If the UK used a more proportional system, Reform UK would expect to have 93 MPs, the Green party 44, the Lib Dems 79, the Conservatives 154, and Labour would have only 220.

A Gaza election saw a rise in independents

As well as in the four seats that Labour lost to pro-Palestinian candidates, the results show that the Labour party saw its vote share fall across the board in constituencies with large Muslim populations.

Those included Ilford North, where the shadow health secretary, Wes Streeting, held on by just 528 votes against the independent challenger Leanne Mohamad.

Keir Starmer was heavily criticised for comments he made early on in the Israel-Gaza war to the effect that Israel had the right to withhold power and water from civilians in Gaza. He later sought to clarify the remarks.

Tactical voting may have helped the Lib Dem surge

The Lib Dems won 72 seats – a big improvement on their 2019 performance, when the party returned just 11 MPs.

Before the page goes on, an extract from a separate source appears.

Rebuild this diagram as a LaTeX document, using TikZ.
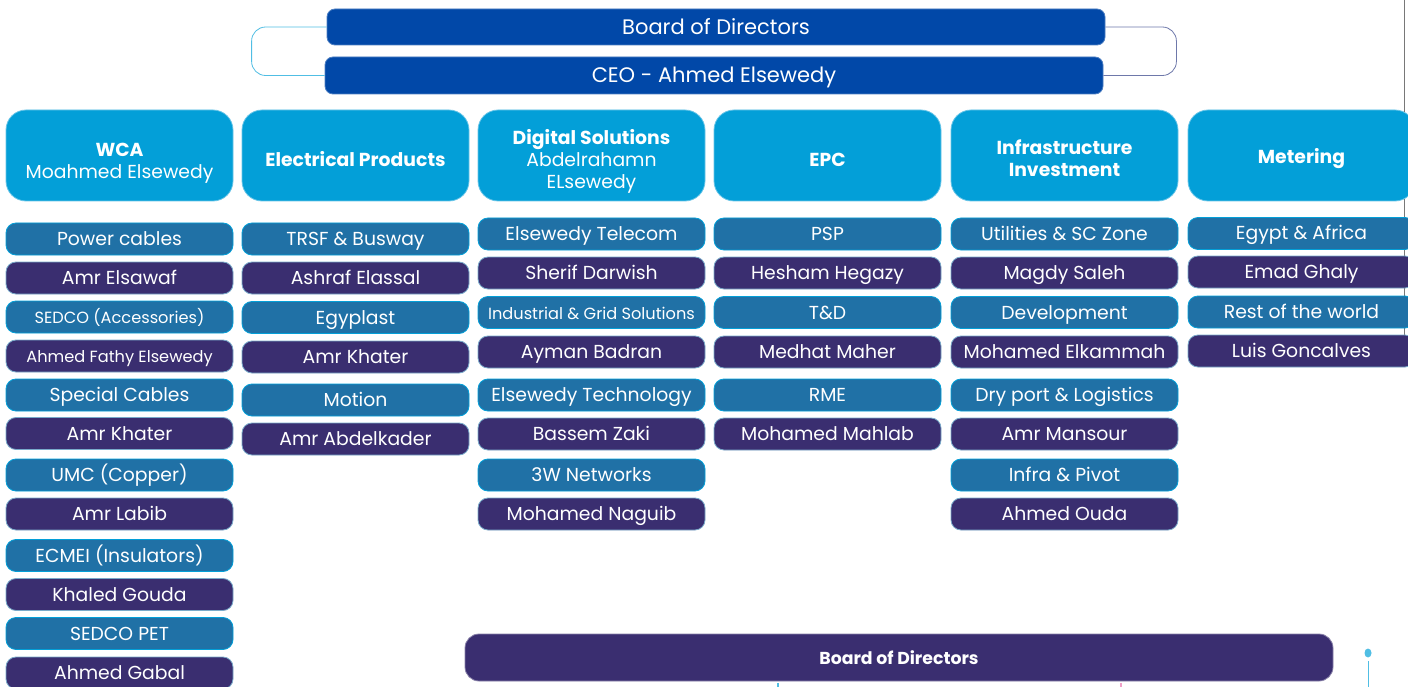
\documentclass[tikz,border=0pt]{standalone}
\usepackage{fontspec}
\setmainfont{Poppins}
\usetikzlibrary{calc}
\definecolor{TopClr}{RGB}{1,72,168}
\definecolor{HeadClr}{RGB}{3,159,216}
\definecolor{UnitClr}{RGB}{32,113,166}
\definecolor{NameClr}{RGB}{58,46,112}
\definecolor{LinkClr}{RGB}{80,190,228}
\definecolor{LinkClrB}{RGB}{110,120,170}
\definecolor{EdgeClr}{RGB}{120,120,120}
\definecolor{TickClr}{RGB}{240,160,200}
\newcommand{\hdstrut}[1]{\rule{0pt}{#1pt}}

\begin{document}
\begin{tikzpicture}[x=1pt,y=-1pt,
  topbox/.style={fill=TopClr,draw=TopClr!70!white,line width=.8pt,rounded corners=8pt,minimum width=778pt,minimum height=36pt,inner sep=0pt,text=white,text height=16pt,text depth=1pt,font=\fontsize{21}{22}\selectfont},
  headbox/.style={fill=HeadClr,draw=HeadClr!60!white,line width=.8pt,rounded corners=20pt,minimum width=227pt,minimum height=91pt,inner sep=0pt,text=white,align=center,font=\fontsize{18.8}{22}\selectfont},
  unitbox/.style={fill=UnitClr,draw=HeadClr,line width=.8pt,rounded corners=10pt,minimum width=227pt,minimum height=32pt,inner sep=0pt,text=white,text height=15pt,text depth=2pt,font=\fontsize{18.8}{20}\selectfont},
  namebox/.style={unitbox,fill=NameClr,draw=UnitClr!60!white},
  smalltext/.style={font=\fontsize{16.2}{18}\selectfont}]

\fill[white] (0,0) rectangle (1408,687);
\useasboundingbox (0,0) rectangle (1408,687);

\draw[EdgeClr,line width=.8pt] (1404,0) -- (1404,367);

% top
\node[topbox] (bod) at (716,27) {Board of Directors};
\node[topbox,minimum height=37pt] (ceo) at (714,75.5) {CEO - Ahmed Elsewedy};

\draw[LinkClr,line width=.8pt,rounded corners=14pt] (bod.west) -- ++(-75,0) |- (ceo.west);
\draw[LinkClrB,line width=.8pt,rounded corners=14pt] (bod.east) -- ++(71,0) |- (ceo.east);

% sectors
\node[headbox] (wca) at (119.5,155.5) {\hdstrut{28}\textbf{WCA}\\Moahmed Elsewedy};
\node[headbox] (elec) at (355.5,155.5) {\hdstrut{22}\textbf{Electrical Products}};
\node[headbox] (digi) at (591.5,155.5) {\hdstrut{26}\textbf{Digital Solutions}\\Abdelrahamn\\ELsewedy};
\node[headbox] (epc) at (827.5,155.5) {\hdstrut{22}\textbf{EPC}};
\node[headbox] (infra) at (1064.5,155.5) {\hdstrut{20}\textbf{Infrastructure}\\\textbf{Investment}};
\node[headbox] (meter) at (1301.5,155.5) {\hdstrut{22}\textbf{Metering}};

% WCA
\node[unitbox] (wca1) at (119.5,239) {Power cables};
\node[namebox] (wca2) at (119.5,278) {Amr Elsawaf};
\node[unitbox,smalltext] (wca3) at (119.5,317) {SEDCO (Accessories)};
\node[namebox,smalltext] (wca4) at (119.5,356) {Ahmed Fathy Elsewedy};
\node[unitbox] (wca5) at (119.5,395) {Special Cables};
\node[namebox] (wca6) at (119.5,433.5) {Amr Khater};
\node[unitbox] (wca7) at (119.5,475) {UMC (Copper)};
\node[namebox] (wca8) at (119.5,514) {Amr Labib};
\node[unitbox] (wca9) at (119.5,555.5) {ECMEI (Insulators)};
\node[namebox] (wca10) at (119.5,594.5) {Khaled Gouda};
\node[unitbox] (wca11) at (119.5,633.5) {SEDCO PET};
\node[namebox] (wca12) at (119.5,673) {Ahmed Gabal};

% electrical products
\node[unitbox] (elec1) at (355.5,239) {TRSF \& Busway};
\node[namebox] (elec2) at (355.5,278) {Ashraf Elassal};
\node[unitbox] (elec3) at (355.5,317.5) {Egyplast};
\node[namebox] (elec4) at (355.5,357) {Amr Khater};
\node[unitbox] (elec5) at (355.5,400) {Motion};
\node[namebox] (elec6) at (355.5,439) {Amr Abdelkader};

% digital solutions
\node[unitbox] (digi1) at (591.5,234) {Elsewedy Telecom};
\node[namebox] (digi2) at (591.5,273) {Sherif Darwish};
\node[unitbox,smalltext] (digi3) at (591.5,312.5) {Industrial \& Grid Solutions};
\node[namebox] (digi4) at (591.5,352) {Ayman Badran};
\node[unitbox] (digi5) at (591.5,395) {Elsewedy Technology};
\node[namebox] (digi6) at (591.5,434) {Bassem Zaki};
\node[unitbox] (digi7) at (591.5,475) {3W Networks};
\node[namebox] (digi8) at (591.5,514) {Mohamed Naguib};

% EPC
\node[unitbox] (epc1) at (827.5,234) {PSP};
\node[namebox] (epc2) at (827.5,273) {Hesham Hegazy};
\node[unitbox] (epc3) at (827.5,312.5) {T\&D};
\node[namebox] (epc4) at (827.5,352) {Medhat Maher};
\node[unitbox] (epc5) at (827.5,395) {RME};
\node[namebox] (epc6) at (827.5,434) {Mohamed Mahlab};

% infrastructure
\node[unitbox] (infra1) at (1064.5,234) {Utilities \& SC Zone};
\node[namebox] (infra2) at (1064.5,273) {Magdy Saleh};
\node[unitbox] (infra3) at (1064.5,312.5) {Development};
\node[namebox] (infra4) at (1064.5,352) {Mohamed Elkammah};
\node[unitbox] (infra5) at (1064.5,395) {Dry port \& Logistics};
\node[namebox] (infra6) at (1064.5,434) {Amr Mansour};
\node[unitbox] (infra7) at (1064.5,475) {Infra \& Pivot};
\node[namebox] (infra8) at (1064.5,514) {Ahmed Ouda};

% metering
\node[unitbox] (meter1) at (1301.5,233.5) {Egypt \& Africa};
\node[namebox] (meter2) at (1301.5,272) {Emad Ghaly};
\node[unitbox] (meter3) at (1301.5,312) {Rest of the world};
\node[namebox] (meter4) at (1301.5,351) {Luis Goncalves};

% bottom
\node[fill=NameClr,draw=NameClr!60!white,line width=.8pt,rounded corners=14pt,minimum width=868pt,minimum height=47pt,inner sep=0pt,text=white,font=\bfseries\fontsize{17.3}{18}\selectfont] (bot) at (899,657.5) {Board of Directors};

\coordinate (dot) at (1368,653);
\coordinate (dotEnd) at (1368,687);
\coordinate (tickA) at (778,687);
\coordinate (tickB) at (1121,687);
\fill[LinkClr] (dot) ellipse (3.5 and 4.5);
\draw[LinkClr,line width=1pt] ($(dot)+(0,8)$) -- (dotEnd);
\draw[LinkClr,line width=1.5pt] ($(bot.south)+(-121,1.5)$) -- (tickA);
\draw[TickClr,line width=1.5pt] ($(bot.south)+(222,1.5)$) -- (tickB);

\end{tikzpicture}
\end{document}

The party’s strong performance may have been aided by Ed Davey’s unorthodox campaigning, which included him visiting Thorpe Park, going bungee jumping and whizzing down a waterslide.

However, the results show that tactical voting between Lib Dems and Labour probably also played a part. In seats that the Lib Dems won, Labour’s losses correlated strongly with Lib Dem gains, suggesting that some voters switched as part of an anti-Tory strategy.

Reform UK and the Greens are now future challengers

The rise in small parties and the Conservative collapse means the next election will be fought on a very different battleground from any in recent history.

Reform UK is now second place in 98 seats, 89 of which were won by Labour this time. Meanwhile, the Greens are second place in 40 seats, 39 of which returned Labour MPs on Thursday.

The Conservatives will hope that their 293 second-place finishes (219 of them to Labour) will enable them to bounce back when Britain next heads to the polls. Thursday’s vote could have gone a lot worse for them – of Labour’s 105 second-place finishes, 87 were in constituencies won by Tories.

• This article was amended on 8 July 2024 to correct the figures for second-placed parties. Reform UK came second in 98 seats, of which 89 were won by Labour. An earlier version incorrectly gave these figures, respectively, as 103 and 93.